§ **Task to carry out**
Only the lines from the first one through the line with "6000, 4000, 3000]" should be printed, exactly as they appear.

§ **Supplied material**

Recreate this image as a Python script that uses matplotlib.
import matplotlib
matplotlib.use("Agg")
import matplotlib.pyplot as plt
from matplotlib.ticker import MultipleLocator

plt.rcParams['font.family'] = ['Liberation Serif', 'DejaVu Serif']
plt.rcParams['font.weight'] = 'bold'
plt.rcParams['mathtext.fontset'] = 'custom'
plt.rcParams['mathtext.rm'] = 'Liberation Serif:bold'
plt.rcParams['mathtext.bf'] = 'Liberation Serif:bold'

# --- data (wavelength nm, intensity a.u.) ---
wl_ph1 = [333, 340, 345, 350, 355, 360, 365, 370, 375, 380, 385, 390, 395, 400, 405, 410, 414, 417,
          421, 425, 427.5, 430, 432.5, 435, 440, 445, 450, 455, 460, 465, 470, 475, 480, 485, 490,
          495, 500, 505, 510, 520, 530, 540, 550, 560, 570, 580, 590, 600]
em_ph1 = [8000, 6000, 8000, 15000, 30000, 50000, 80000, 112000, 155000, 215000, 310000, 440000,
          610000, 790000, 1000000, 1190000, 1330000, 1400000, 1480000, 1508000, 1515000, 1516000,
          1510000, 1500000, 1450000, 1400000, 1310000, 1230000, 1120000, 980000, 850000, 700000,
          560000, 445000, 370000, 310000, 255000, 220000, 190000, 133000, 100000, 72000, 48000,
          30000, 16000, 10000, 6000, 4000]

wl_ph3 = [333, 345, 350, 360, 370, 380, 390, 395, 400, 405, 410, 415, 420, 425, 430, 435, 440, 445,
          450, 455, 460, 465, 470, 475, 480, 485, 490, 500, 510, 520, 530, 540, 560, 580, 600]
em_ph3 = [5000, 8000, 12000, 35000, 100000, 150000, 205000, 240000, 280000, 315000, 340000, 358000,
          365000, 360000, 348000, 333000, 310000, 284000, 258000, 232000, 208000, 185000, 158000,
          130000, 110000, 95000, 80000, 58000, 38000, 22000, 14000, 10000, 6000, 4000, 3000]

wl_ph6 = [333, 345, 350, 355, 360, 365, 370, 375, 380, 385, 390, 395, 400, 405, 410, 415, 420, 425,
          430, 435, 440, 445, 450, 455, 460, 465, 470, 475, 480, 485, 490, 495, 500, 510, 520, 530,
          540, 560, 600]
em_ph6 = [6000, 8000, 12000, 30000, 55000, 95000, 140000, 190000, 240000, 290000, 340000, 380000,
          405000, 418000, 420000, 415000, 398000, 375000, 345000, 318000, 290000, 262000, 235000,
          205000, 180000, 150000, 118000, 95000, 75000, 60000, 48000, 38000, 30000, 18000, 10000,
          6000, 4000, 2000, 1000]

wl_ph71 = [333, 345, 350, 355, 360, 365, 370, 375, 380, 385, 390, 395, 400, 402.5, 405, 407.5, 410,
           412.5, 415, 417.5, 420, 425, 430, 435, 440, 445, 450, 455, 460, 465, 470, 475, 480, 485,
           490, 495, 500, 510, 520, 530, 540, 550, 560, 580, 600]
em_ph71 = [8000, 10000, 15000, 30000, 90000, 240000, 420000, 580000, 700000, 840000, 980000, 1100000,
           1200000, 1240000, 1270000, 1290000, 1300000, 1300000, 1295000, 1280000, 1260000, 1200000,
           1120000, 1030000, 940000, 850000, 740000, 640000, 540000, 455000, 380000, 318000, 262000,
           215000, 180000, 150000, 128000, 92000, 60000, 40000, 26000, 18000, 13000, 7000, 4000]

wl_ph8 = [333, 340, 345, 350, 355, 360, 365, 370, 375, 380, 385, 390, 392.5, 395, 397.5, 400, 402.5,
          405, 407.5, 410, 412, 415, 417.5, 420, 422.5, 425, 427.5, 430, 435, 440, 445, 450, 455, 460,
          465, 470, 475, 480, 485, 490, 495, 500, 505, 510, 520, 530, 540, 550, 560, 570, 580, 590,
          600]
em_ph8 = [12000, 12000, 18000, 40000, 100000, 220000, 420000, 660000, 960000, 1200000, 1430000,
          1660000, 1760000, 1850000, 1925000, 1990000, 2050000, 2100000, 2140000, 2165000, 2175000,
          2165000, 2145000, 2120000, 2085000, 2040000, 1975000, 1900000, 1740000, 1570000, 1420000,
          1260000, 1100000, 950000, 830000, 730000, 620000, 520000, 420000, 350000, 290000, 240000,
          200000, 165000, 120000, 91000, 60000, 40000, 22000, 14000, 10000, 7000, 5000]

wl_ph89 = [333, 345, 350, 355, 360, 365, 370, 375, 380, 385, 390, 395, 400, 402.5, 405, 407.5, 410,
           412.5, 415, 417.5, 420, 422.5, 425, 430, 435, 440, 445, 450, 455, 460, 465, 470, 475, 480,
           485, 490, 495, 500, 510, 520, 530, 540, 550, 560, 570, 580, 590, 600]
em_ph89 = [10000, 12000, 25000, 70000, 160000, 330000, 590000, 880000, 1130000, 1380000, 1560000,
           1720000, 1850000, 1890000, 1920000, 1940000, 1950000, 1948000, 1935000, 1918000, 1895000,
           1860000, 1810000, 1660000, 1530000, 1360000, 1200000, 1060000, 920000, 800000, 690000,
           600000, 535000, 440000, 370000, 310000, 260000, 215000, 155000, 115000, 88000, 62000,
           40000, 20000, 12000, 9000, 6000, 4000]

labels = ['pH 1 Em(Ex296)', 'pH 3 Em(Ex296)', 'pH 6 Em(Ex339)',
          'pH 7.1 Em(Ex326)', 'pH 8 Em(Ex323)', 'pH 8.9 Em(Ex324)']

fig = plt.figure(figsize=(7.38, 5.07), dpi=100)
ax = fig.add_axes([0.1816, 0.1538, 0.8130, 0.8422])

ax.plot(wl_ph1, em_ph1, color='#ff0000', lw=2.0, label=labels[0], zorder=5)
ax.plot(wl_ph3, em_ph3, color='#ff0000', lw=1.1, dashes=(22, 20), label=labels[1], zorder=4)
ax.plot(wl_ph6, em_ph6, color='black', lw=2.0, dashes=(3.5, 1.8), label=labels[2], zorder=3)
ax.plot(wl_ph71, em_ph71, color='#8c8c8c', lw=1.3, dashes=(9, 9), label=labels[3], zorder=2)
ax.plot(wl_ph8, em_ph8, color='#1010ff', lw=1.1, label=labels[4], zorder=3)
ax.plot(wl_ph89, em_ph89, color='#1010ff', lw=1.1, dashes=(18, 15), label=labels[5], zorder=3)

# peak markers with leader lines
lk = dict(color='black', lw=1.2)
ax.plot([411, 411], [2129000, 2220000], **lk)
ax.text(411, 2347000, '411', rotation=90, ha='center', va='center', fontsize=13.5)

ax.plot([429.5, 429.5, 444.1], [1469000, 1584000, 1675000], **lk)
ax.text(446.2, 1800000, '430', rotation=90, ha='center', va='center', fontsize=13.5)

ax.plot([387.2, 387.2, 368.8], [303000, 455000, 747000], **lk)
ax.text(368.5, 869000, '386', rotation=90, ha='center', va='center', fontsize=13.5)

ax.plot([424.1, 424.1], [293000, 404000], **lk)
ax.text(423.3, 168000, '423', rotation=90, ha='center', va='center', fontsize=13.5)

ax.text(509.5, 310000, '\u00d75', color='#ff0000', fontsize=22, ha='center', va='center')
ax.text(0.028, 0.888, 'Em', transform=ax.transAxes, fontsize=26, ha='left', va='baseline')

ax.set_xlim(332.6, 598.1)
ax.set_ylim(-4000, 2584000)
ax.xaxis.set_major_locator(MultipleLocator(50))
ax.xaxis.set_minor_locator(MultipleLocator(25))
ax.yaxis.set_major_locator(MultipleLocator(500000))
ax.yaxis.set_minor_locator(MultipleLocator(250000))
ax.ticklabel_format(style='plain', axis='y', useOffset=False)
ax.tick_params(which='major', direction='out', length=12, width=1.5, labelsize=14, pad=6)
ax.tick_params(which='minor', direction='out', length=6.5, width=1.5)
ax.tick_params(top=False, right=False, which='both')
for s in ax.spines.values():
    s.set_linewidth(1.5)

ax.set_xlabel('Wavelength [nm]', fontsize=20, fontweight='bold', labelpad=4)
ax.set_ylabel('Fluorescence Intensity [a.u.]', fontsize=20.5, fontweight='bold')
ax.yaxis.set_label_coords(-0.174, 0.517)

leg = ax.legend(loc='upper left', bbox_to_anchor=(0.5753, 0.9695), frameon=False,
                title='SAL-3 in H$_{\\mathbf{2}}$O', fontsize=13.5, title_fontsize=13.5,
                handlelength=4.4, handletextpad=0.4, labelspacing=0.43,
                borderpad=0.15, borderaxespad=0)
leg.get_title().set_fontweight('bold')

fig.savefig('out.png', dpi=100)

§ **Solved problem**
Recreate this image as a Python script that uses matplotlib.
import matplotlib
matplotlib.use("Agg")
import matplotlib.pyplot as plt
from matplotlib.ticker import MultipleLocator

plt.rcParams['font.family'] = ['Liberation Serif', 'DejaVu Serif']
plt.rcParams['font.weight'] = 'bold'
plt.rcParams['mathtext.fontset'] = 'custom'
plt.rcParams['mathtext.rm'] = 'Liberation Serif:bold'
plt.rcParams['mathtext.bf'] = 'Liberation Serif:bold'

# --- data (wavelength nm, intensity a.u.) ---
wl_ph1 = [333, 340, 345, 350, 355, 360, 365, 370, 375, 380, 385, 390, 395, 400, 405, 410, 414, 417,
          421, 425, 427.5, 430, 432.5, 435, 440, 445, 450, 455, 460, 465, 470, 475, 480, 485, 490,
          495, 500, 505, 510, 520, 530, 540, 550, 560, 570, 580, 590, 600]
em_ph1 = [8000, 6000, 8000, 15000, 30000, 50000, 80000, 112000, 155000, 215000, 310000, 440000,
          610000, 790000, 1000000, 1190000, 1330000, 1400000, 1480000, 1508000, 1515000, 1516000,
          1510000, 1500000, 1450000, 1400000, 1310000, 1230000, 1120000, 980000, 850000, 700000,
          560000, 445000, 370000, 310000, 255000, 220000, 190000, 133000, 100000, 72000, 48000,
          30000, 16000, 10000, 6000, 4000]

wl_ph3 = [333, 345, 350, 360, 370, 380, 390, 395, 400, 405, 410, 415, 420, 425, 430, 435, 440, 445,
          450, 455, 460, 465, 470, 475, 480, 485, 490, 500, 510, 520, 530, 540, 560, 580, 600]
em_ph3 = [5000, 8000, 12000, 35000, 100000, 150000, 205000, 240000, 280000, 315000, 340000, 358000,
          365000, 360000, 348000, 333000, 310000, 284000, 258000, 232000, 208000, 185000, 158000,
          130000, 110000, 95000, 80000, 58000, 38000, 22000, 14000, 10000, 6000, 4000, 3000]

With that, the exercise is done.